Species of flowering plant

Pentaphragma poilanei is a species of flowering plant in the family Pentaphragmataceae. It is a perennial plant with ovate to elliptical leaves, white flowers, and ovoid fruits. The species is native to Thailand and Vietnam, and was described in 1927.

==Taxonomy==
In 1927, François Gagnepain described Francfleurya poilanei, a synonym of Pentaphragma poilanei. Gagnepain moved the species to Pentaphragma in 1928.

Pentaphragma poilanei was formerly treated as a synonym of Pentaphragma sinense.

==Distribution==
Pentaphragma poilanei is native to the wet tropical biome of Thailand (south-east) and Vietnam (Quảng Bình, Quảng Trị, Thừa Thiên Huế, and Da Nang). It is also expected to be present in Cambodia. The species grows in moist, shady parts of evergreen forests, near streams, at elevations of 50-1000 m.

==Description==
Pentaphragma poilanei is a perennial plant. The stem can be up to 30 cm long.

The leaves are ovate to elliptical, somewhat asymmetrical, 12-30 cm long, and 9-13 cm wide. The leaf stems are 3.5-10.5 cm long.

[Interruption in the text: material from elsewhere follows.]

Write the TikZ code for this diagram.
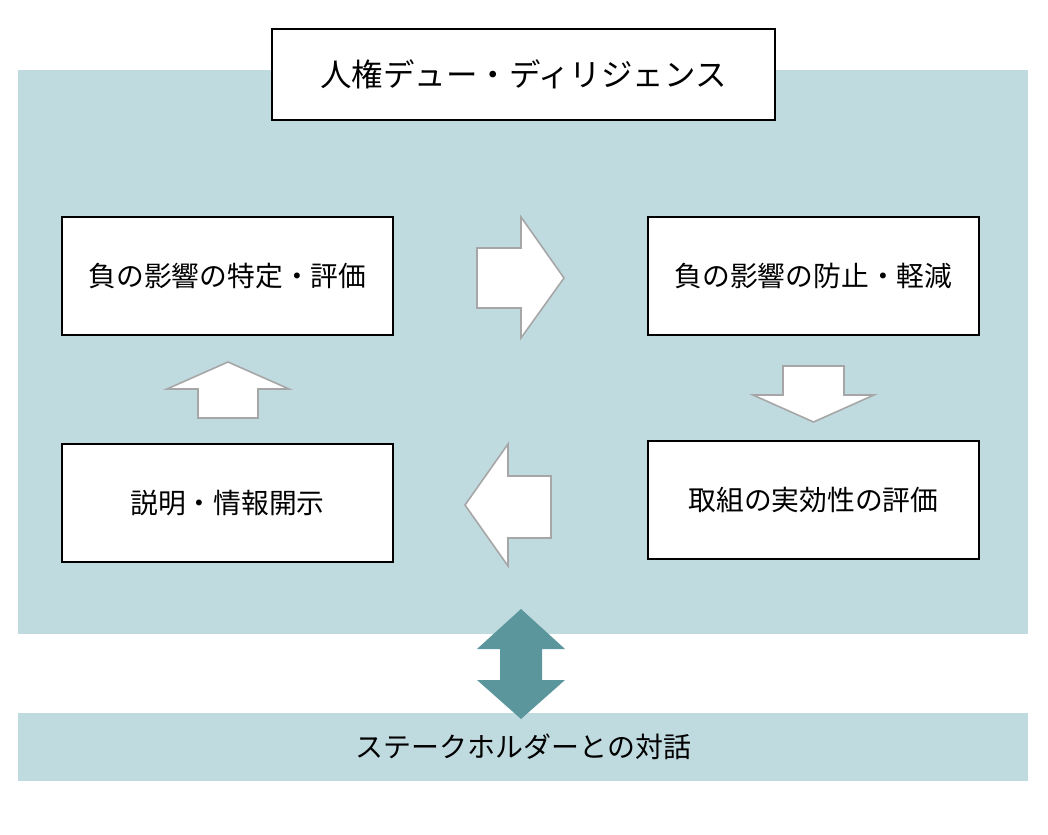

The inflorescences are scorpioid, curved, 4-5 cm long, and have four to twenty-four flowers. The inflorescences have 2-4 cm stems, and the flowers have 1.5-3.5 mm stems. The calyx is white. The tube (including the hypanthium) is 5-6 mm long, 3-4 mm wide, and has ovate or oblanceolate lobes. The corolla is white, 5-7 mm long, and has oblong or lanceolate lobes. The plant flowers from April to October.

The fruits are smooth, ovoid, around 1 cm long, and around 0.5 cm wide. The plant fruits from April to October.

==Uses==
The young leaves are edible, and reportedly taste similar to Chinese kale.